Sim, Paulo Cruz, é sobre você

Conheci o Paulo Cruz naquele debate desastroso que a Jovem Pan tentou promover no Dia da Consciência Negra. Ao convidar um comediante, o Yuri Marçal e não outro professor, ficou claro que a Jovem Pan não estava interessada em promover uma discussão séria, mas, sim, montar um circo midiático com dois homens pretos. Em resposta, Yuri foi vestido de branco, num estilo Acerola, e só concordava com tudo o que Paulo Cruz dizia.

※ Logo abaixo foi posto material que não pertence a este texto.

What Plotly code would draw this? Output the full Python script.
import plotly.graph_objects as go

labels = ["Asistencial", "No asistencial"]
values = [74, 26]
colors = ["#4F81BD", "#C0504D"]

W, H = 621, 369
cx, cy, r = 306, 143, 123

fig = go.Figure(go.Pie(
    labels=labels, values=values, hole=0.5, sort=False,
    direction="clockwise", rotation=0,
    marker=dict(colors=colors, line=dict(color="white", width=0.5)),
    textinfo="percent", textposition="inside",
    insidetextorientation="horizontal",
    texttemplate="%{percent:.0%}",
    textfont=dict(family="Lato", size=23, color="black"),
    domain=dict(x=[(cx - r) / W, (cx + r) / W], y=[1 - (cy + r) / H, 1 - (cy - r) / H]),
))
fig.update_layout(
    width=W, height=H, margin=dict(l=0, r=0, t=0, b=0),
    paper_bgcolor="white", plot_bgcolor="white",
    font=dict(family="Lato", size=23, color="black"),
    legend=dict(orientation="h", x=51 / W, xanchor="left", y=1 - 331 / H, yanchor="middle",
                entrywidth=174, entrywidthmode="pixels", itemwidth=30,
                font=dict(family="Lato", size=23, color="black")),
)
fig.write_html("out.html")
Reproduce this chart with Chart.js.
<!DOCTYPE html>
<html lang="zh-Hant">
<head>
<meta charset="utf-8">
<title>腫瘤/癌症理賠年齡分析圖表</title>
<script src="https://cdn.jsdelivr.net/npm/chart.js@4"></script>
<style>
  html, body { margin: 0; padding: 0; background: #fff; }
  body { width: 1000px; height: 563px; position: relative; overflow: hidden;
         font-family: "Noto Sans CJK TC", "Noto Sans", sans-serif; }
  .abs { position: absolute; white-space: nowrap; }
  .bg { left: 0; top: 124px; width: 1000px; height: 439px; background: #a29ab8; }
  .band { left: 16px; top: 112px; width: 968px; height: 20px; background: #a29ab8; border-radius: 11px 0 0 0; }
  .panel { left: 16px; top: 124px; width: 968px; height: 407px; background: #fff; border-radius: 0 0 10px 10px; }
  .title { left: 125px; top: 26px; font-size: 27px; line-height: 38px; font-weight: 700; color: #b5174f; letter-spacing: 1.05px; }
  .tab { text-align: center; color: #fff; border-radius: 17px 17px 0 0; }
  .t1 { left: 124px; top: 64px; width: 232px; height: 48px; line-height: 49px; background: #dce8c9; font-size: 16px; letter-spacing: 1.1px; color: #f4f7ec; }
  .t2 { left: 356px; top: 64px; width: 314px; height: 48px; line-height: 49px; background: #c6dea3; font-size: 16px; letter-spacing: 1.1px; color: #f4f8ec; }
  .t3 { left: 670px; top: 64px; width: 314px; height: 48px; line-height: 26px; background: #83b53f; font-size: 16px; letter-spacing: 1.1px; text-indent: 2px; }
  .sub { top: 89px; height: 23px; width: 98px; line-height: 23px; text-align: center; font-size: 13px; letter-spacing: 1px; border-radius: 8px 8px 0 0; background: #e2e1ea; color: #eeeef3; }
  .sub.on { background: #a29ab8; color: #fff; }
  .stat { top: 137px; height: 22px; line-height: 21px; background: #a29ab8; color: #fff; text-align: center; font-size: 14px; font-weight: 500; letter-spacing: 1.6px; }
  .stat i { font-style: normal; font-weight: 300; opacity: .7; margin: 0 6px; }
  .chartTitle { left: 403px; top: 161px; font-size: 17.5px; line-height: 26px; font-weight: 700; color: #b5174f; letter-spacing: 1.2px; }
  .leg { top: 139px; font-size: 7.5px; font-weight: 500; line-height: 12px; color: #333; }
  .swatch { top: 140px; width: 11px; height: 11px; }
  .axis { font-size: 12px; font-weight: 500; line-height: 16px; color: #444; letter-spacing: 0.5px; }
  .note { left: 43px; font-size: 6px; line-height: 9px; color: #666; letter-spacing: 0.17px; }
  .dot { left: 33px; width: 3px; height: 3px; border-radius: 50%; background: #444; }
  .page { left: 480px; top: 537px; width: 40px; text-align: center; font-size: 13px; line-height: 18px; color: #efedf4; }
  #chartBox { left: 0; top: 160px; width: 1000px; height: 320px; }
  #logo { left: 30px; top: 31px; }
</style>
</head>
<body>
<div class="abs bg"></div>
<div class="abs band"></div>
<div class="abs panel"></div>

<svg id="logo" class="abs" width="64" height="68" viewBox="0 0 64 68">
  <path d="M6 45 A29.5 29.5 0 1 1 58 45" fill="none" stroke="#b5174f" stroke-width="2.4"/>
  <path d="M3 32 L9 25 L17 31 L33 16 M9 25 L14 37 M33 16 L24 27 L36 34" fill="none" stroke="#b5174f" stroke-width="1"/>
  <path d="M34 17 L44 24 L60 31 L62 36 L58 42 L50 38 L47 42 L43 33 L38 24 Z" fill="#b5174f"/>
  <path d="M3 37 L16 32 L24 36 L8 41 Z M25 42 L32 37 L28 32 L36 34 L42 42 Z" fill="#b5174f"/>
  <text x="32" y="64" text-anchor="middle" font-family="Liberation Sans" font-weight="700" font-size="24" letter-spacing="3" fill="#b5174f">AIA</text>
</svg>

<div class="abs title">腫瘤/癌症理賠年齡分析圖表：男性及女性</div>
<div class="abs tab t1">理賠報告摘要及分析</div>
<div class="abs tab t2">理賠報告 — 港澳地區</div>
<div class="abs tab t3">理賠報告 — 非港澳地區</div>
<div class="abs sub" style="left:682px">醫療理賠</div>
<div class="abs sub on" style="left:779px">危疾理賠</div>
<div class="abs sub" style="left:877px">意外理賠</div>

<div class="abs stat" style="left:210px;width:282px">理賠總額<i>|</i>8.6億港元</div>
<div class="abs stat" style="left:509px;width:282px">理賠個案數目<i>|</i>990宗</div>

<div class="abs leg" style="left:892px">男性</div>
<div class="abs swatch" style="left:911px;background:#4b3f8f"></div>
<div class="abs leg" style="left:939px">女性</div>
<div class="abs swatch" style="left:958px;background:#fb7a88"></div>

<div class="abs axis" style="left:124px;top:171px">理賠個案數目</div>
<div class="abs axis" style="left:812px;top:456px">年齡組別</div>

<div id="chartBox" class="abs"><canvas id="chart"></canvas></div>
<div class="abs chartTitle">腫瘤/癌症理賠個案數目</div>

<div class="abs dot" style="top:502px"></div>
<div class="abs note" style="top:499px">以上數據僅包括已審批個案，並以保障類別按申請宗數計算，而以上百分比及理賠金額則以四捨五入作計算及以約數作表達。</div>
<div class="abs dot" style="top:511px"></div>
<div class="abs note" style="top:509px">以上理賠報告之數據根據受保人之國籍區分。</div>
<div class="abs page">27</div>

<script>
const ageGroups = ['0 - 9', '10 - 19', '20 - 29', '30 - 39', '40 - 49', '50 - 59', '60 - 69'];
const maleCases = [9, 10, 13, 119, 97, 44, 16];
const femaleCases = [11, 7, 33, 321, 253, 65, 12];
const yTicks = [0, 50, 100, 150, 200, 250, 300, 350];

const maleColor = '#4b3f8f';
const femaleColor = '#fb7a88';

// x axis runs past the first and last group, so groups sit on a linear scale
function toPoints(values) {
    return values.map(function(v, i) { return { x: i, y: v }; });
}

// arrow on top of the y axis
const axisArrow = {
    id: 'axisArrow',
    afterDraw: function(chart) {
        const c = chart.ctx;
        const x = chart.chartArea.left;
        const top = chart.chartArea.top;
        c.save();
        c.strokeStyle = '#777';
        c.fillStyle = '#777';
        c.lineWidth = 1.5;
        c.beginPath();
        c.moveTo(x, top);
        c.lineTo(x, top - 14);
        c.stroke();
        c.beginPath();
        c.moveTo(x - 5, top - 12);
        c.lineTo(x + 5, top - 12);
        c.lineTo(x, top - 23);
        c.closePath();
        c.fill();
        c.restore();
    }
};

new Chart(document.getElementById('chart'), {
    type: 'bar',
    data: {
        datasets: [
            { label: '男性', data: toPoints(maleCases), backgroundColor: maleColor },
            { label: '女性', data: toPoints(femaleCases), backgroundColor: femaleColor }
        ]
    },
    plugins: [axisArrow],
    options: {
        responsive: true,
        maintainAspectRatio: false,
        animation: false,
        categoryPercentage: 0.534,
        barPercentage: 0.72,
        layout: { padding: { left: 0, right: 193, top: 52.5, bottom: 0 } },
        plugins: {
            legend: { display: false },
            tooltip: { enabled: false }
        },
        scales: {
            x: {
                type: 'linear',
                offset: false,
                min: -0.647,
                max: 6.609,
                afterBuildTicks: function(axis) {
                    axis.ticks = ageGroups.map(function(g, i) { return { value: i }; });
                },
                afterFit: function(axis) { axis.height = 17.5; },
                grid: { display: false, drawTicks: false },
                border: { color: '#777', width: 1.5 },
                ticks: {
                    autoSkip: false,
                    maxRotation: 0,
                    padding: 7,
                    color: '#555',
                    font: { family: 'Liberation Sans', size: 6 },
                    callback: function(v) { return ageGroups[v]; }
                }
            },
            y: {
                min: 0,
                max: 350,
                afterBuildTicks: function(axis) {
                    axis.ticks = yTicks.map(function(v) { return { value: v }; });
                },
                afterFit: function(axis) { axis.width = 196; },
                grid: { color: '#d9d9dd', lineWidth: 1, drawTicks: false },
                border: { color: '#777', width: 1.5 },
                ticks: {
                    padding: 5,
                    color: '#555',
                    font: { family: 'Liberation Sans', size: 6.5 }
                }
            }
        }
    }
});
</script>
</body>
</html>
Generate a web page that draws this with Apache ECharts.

Apesar de discordar de várias opiniões de Paulo Cruz, tento não ignorar vozes divergentes, mesmo aquelas que me causam incômodo ou raiva. É por isso que, de vez em quando, acabo lendo o que a Gazeta do Povo tem a dizer. Mas confesso que, depois de toda a campanha que o jornal fez incentivando uma espécie de “caça às bruxas” contra a pesquisa acadêmica brasileira, minha frequência como leitora despencou. Hoje, só vejo algo do jornal se aparece por acaso, geralmente nas sugestões do navegador do celular.

Foi assim que, semana passada, me deparei com um título que chamou minha atenção: “Não é sobre o Elon Musk, é sobre você”. Minha primeira reação foi pensar que era mais uma daquelas matérias repletas de absurdos, sugerindo que “hoje é o Elon Musk, amanhã será você”, mas não. O texto tinha um tom diferente, quase nostálgico, dizendo algo como: “Enquanto o mercado está caro, todo mundo está preocupado com Elon Musk”. Se trocarmos o nome do Elon por BBB, o texto parecerá ter saído direto dos anos 2010.

O que me intrigou mesmo foi como o autor argumentava que a “ideologia” era um problema porque impedia as pessoas de pensarem por conta própria. Como estudiosos da linguagem, sabemos que essa ideia de “pensar sozinho” é um mito. Todo pensamento nasce de discursos que circulam na Ágora — a velha praça pública das ideias. Alô, Michel Foucault!

A questão não é a ideologia em si, mas os discursos que nos atravessam e, muitas vezes, nos cegam. Discursos esses que são alimentados por figuras como o próprio Elon Musk, que recentemente não teve o menor constrangimento em fazer um gesto nazista em um evento televisionado para o mundo todo. E é isso que precisamos discutir. Se um bilionário se sente à vontade para fazer algo assim, sem receio de repercussão, isso não é só sobre ele. Isso é sobre nós, sobre a sociedade que permitiu que chegássemos a esse ponto.

No final das contas, não se trata apenas do preço do mercado, de Elon Musk ou do BBB. Trata-se de como discursos são articulados para moldar nossas percepções, nossas prioridades e nossas ações. A cegueira não vem da ideologia em si, mas da falta de reflexão sobre os discursos que consumimos e reproduzimos todos os dias.